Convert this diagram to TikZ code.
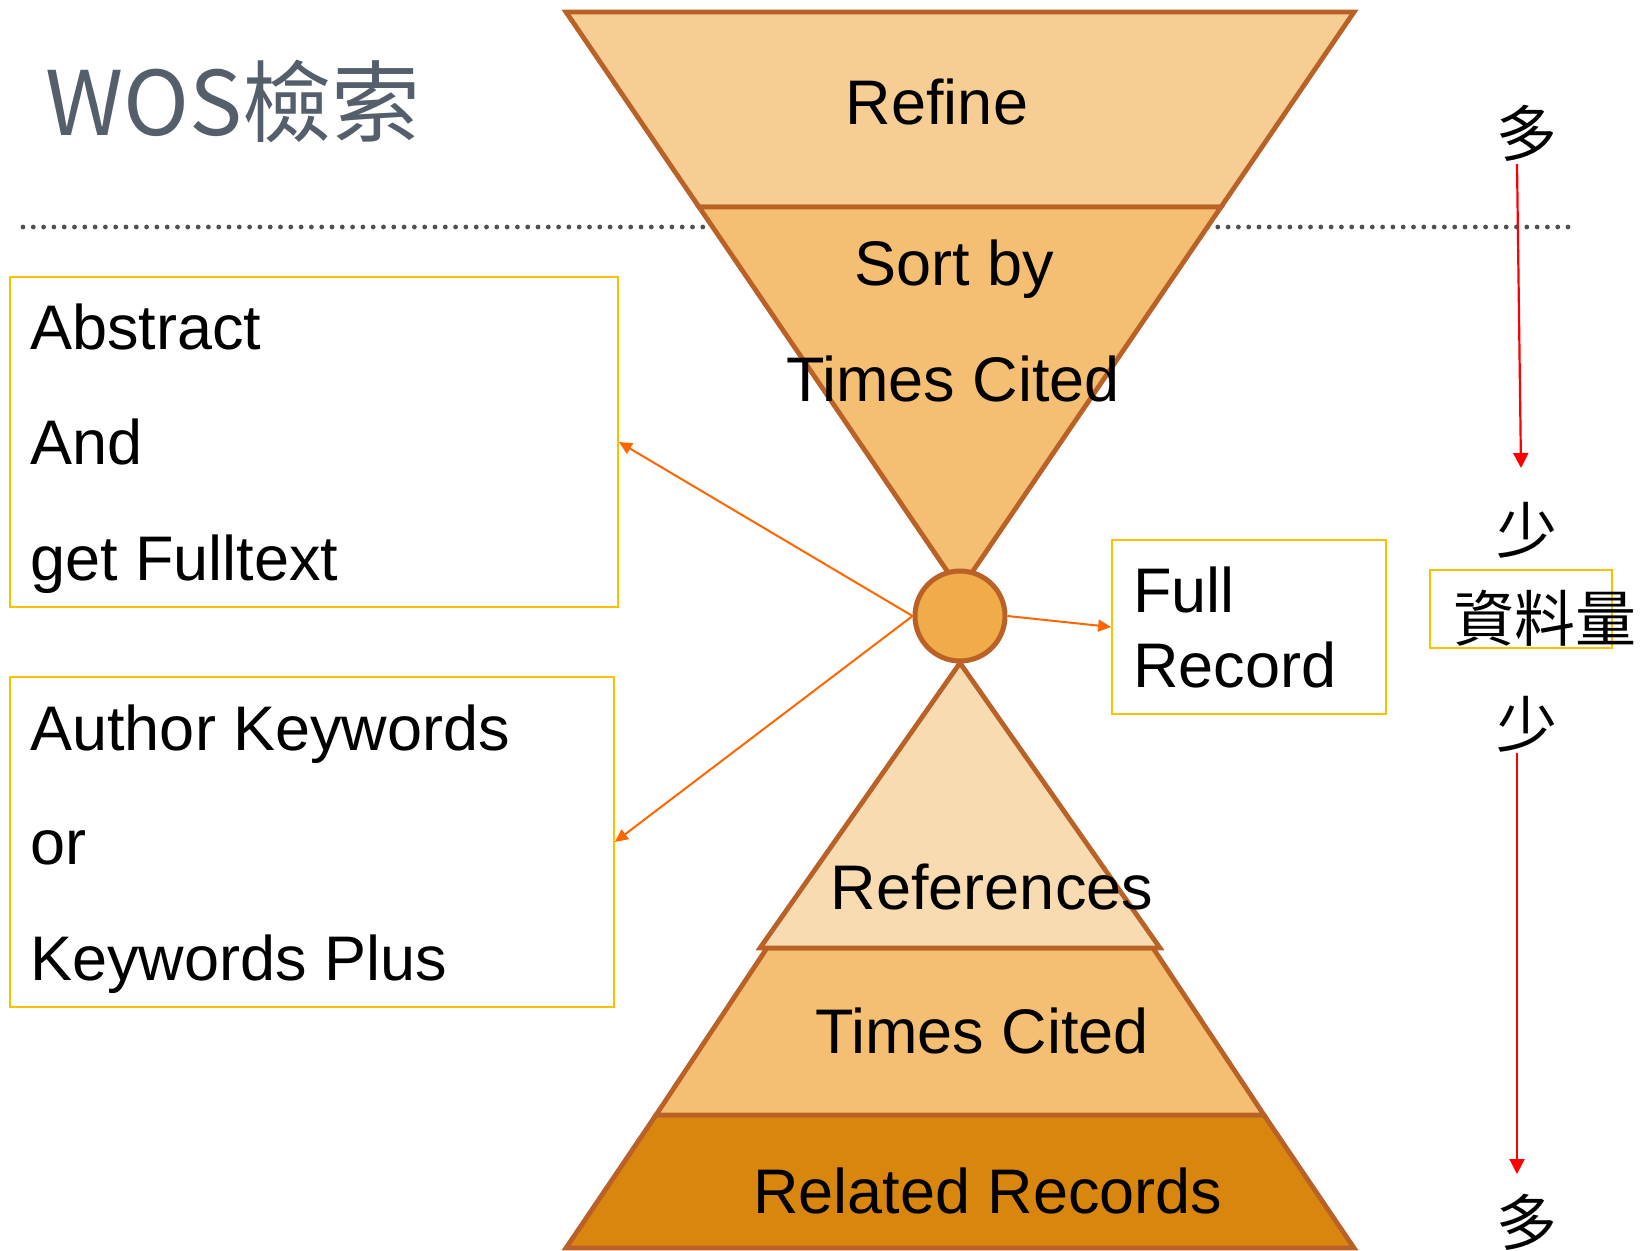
\documentclass[tikz,border=0pt]{standalone}
\usepackage{fontspec}
\setmainfont{Liberation Sans}
\newfontfamily\cjk{Noto Sans CJK TC}
\usetikzlibrary{arrows.meta}
\definecolor{refinefill}{HTML}{F6CD92}
\definecolor{sortfill}{HTML}{F4BF72}
\definecolor{hubfill}{HTML}{F0AC48}
\definecolor{reffill}{HTML}{F8DBB0}
\definecolor{relfill}{HTML}{D9860F}
\definecolor{edgecol}{HTML}{BA6127}
\definecolor{boxline}{HTML}{FFC000}
\definecolor{arrcol}{HTML}{FF6600}
\definecolor{titlecol}{HTML}{555E6B}
\definecolor{dotcol}{HTML}{505050}
\tikzset{
  layer/.style={draw=edgecol, line width=2.4pt, line join=miter},
  lbl/.style={font=\fontsize{31.5}{38}\selectfont, inner sep=0pt, text=black},
  cjklbl/.style={font=\cjk\fontsize{30.5}{36}\selectfont, inner sep=0pt, text=black},
  ybox/.style={draw=boxline, line width=0.9pt, fill=none, inner sep=0pt, rectangle},
  oarrow/.style={draw=arrcol, line width=1pt, -{Triangle[length=6.5pt,width=6pt]}},
  rarrow/.style={draw=red, line width=1.1pt, -{Triangle[length=7.5pt,width=7.5pt]}},
  dotline/.style={draw=dotcol, line width=2.4pt, line cap=round, dash pattern=on 0pt off 5.15pt}
}
\begin{document}
\begin{tikzpicture}[x=0.5pt,y=-0.5pt]
\useasboundingbox (0,0) rectangle (1652,1251);
% dotted separator (behind funnel)
\coordinate (dl) at (23,227);
\coordinate (dr) at (1568,227);
\draw[dotline] (dl) -- (dr);
% top funnel
\filldraw[layer, fill=refinefill] (566,12) -- (1354,12) -- (1221,207) -- (699,207) -- cycle;
\filldraw[layer, fill=sortfill] (699,207) -- (1221,207) -- (960,590) -- cycle;
% bottom pyramid
\filldraw[layer, fill=relfill] (656,1115) -- (1264,1115) -- (1354,1248) -- (566,1248) -- cycle;
\filldraw[layer, fill=sortfill] (767,948) -- (1153,948) -- (1264,1115) -- (656,1115) -- cycle;
\filldraw[layer, fill=reffill] (960,663) -- (1160,948) -- (760,948) -- cycle;
% hub circle
\node[circle, draw=edgecol, line width=2.5pt, fill=hubfill, minimum size=45pt, inner sep=0pt] (hub) at (960,616) {};
% boxes
\node[ybox, minimum width=304pt, minimum height=165pt] (box1) at (314,442) {};
\node[ybox, minimum width=302pt, minimum height=165pt] (box2) at (312,842) {};
\node[ybox, minimum width=137pt, minimum height=87pt] (full) at (1249,627) {};
\node[ybox, minimum width=91pt, minimum height=39pt] (qbox) at (1521,609) {};
% connectors
\draw[oarrow] (hub.west) -- (box1.east);
\draw[oarrow] (hub.west) -- (box2.east);
\draw[oarrow] (hub.east) -- (full.west);
% red arrows
\coordinate (r1s) at (1517,164);
\coordinate (r1e) at (1521,468);
\coordinate (r2s) at (1517,753);
\coordinate (r2e) at (1517,1174);
\draw[rarrow] (r1s) -- (r1e);
\draw[rarrow] (r2s) -- (r2e);
% title
\node[inner sep=0pt, anchor=base west, text=titlecol, font=\cjk\fontsize{44.5}{50}\selectfont] (title) at (45,136) {WOS檢索};
% funnel labels
\node[lbl, anchor=base] (trefine) at (937,125) {Refine};
\node[lbl, anchor=base] (tsort) at (954,286) {Sort by};
\node[lbl, anchor=base] (ttc1) at (953,401) {Times Cited};
\node[lbl, anchor=base] (tref) at (992,909) {References};
\node[lbl, anchor=base] (ttc2) at (982,1053) {Times Cited};
\node[lbl, anchor=base] (trel) at (988,1213) {Related Records};
% box texts
\node[lbl, anchor=base west] (a1) at (30,350) {Abstract};
\node[lbl, anchor=base west] (a2) at (30,464) {And};
\node[lbl, anchor=base west] (a3) at (30,580) {get Fulltext};
\node[lbl, anchor=base west] (k1) at (30,750) {Author Keywords};
\node[lbl, anchor=base west] (k2) at (30,864) {or};
\node[lbl, anchor=base west] (k3) at (30,980) {Keywords Plus};
\node[lbl, anchor=base west] (f1) at (1133,612) {Full};
\node[lbl, anchor=base west] (f2) at (1133,687) {Record};
% right side labels
\node[cjklbl, anchor=base] (duo1) at (1527,157) {多};
\node[cjklbl, anchor=base] (shao1) at (1527,553) {少};
\node[cjklbl, anchor=base] (qty) at (1545,641) {資料量};
\node[cjklbl, anchor=base] (shao2) at (1527,747) {少};
\node[cjklbl, anchor=base] (duo2) at (1527,1245) {多};
\end{tikzpicture}
\end{document}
☆ ☆ ☆ ☆
### Your goal
Pictures are to be left out; repeat all the remaining data exactly.

### Answer below
Convert this diagram to TikZ code.
\documentclass[tikz,border=0pt]{standalone}
\usepackage{fontspec}
\setmainfont{Liberation Sans}
\newfontfamily\cjk{Noto Sans CJK TC}
\usetikzlibrary{arrows.meta}
\definecolor{refinefill}{HTML}{F6CD92}
\definecolor{sortfill}{HTML}{F4BF72}
\definecolor{hubfill}{HTML}{F0AC48}
\definecolor{reffill}{HTML}{F8DBB0}
\definecolor{relfill}{HTML}{D9860F}
\definecolor{edgecol}{HTML}{BA6127}
\definecolor{boxline}{HTML}{FFC000}
\definecolor{arrcol}{HTML}{FF6600}
\definecolor{titlecol}{HTML}{555E6B}
\definecolor{dotcol}{HTML}{505050}
\tikzset{
  layer/.style={draw=edgecol, line width=2.4pt, line join=miter},
  lbl/.style={font=\fontsize{31.5}{38}\selectfont, inner sep=0pt, text=black},
  cjklbl/.style={font=\cjk\fontsize{30.5}{36}\selectfont, inner sep=0pt, text=black},
  ybox/.style={draw=boxline, line width=0.9pt, fill=none, inner sep=0pt, rectangle},
  oarrow/.style={draw=arrcol, line width=1pt, -{Triangle[length=6.5pt,width=6pt]}},
  rarrow/.style={draw=red, line width=1.1pt, -{Triangle[length=7.5pt,width=7.5pt]}},
  dotline/.style={draw=dotcol, line width=2.4pt, line cap=round, dash pattern=on 0pt off 5.15pt}
}
\begin{document}
\begin{tikzpicture}[x=0.5pt,y=-0.5pt]
\useasboundingbox (0,0) rectangle (1652,1251);
% dotted separator (behind funnel)
\coordinate (dl) at (23,227);
\coordinate (dr) at (1568,227);
\draw[dotline] (dl) -- (dr);
% top funnel
\filldraw[layer, fill=refinefill] (566,12) -- (1354,12) -- (1221,207) -- (699,207) -- cycle;
\filldraw[layer, fill=sortfill] (699,207) -- (1221,207) -- (960,590) -- cycle;
% bottom pyramid
\filldraw[layer, fill=relfill] (656,1115) -- (1264,1115) -- (1354,1248) -- (566,1248) -- cycle;
\filldraw[layer, fill=sortfill] (767,948) -- (1153,948) -- (1264,1115) -- (656,1115) -- cycle;
\filldraw[layer, fill=reffill] (960,663) -- (1160,948) -- (760,948) -- cycle;
% hub circle
\node[circle, draw=edgecol, line width=2.5pt, fill=hubfill, minimum size=45pt, inner sep=0pt] (hub) at (960,616) {};
% boxes
\node[ybox, minimum width=304pt, minimum height=165pt] (box1) at (314,442) {};
\node[ybox, minimum width=302pt, minimum height=165pt] (box2) at (312,842) {};
\node[ybox, minimum width=137pt, minimum height=87pt] (full) at (1249,627) {};
\node[ybox, minimum width=91pt, minimum height=39pt] (qbox) at (1521,609) {};
% connectors
\draw[oarrow] (hub.west) -- (box1.east);
\draw[oarrow] (hub.west) -- (box2.east);
\draw[oarrow] (hub.east) -- (full.west);
% red arrows
\coordinate (r1s) at (1517,164);
\coordinate (r1e) at (1521,468);
\coordinate (r2s) at (1517,753);
\coordinate (r2e) at (1517,1174);
\draw[rarrow] (r1s) -- (r1e);
\draw[rarrow] (r2s) -- (r2e);
% title
\node[inner sep=0pt, anchor=base west, text=titlecol, font=\cjk\fontsize{44.5}{50}\selectfont] (title) at (45,136) {WOS檢索};
% funnel labels
\node[lbl, anchor=base] (trefine) at (937,125) {Refine};
\node[lbl, anchor=base] (tsort) at (954,286) {Sort by};
\node[lbl, anchor=base] (ttc1) at (953,401) {Times Cited};
\node[lbl, anchor=base] (tref) at (992,909) {References};
\node[lbl, anchor=base] (ttc2) at (982,1053) {Times Cited};
\node[lbl, anchor=base] (trel) at (988,1213) {Related Records};
% box texts
\node[lbl, anchor=base west] (a1) at (30,350) {Abstract};
\node[lbl, anchor=base west] (a2) at (30,464) {And};
\node[lbl, anchor=base west] (a3) at (30,580) {get Fulltext};
\node[lbl, anchor=base west] (k1) at (30,750) {Author Keywords};
\node[lbl, anchor=base west] (k2) at (30,864) {or};
\node[lbl, anchor=base west] (k3) at (30,980) {Keywords Plus};
\node[lbl, anchor=base west] (f1) at (1133,612) {Full};
\node[lbl, anchor=base west] (f2) at (1133,687) {Record};
% right side labels
\node[cjklbl, anchor=base] (duo1) at (1527,157) {多};
\node[cjklbl, anchor=base] (shao1) at (1527,553) {少};
\node[cjklbl, anchor=base] (qty) at (1545,641) {資料量};
\node[cjklbl, anchor=base] (shao2) at (1527,747) {少};
\node[cjklbl, anchor=base] (duo2) at (1527,1245) {多};
\end{tikzpicture}
\end{document}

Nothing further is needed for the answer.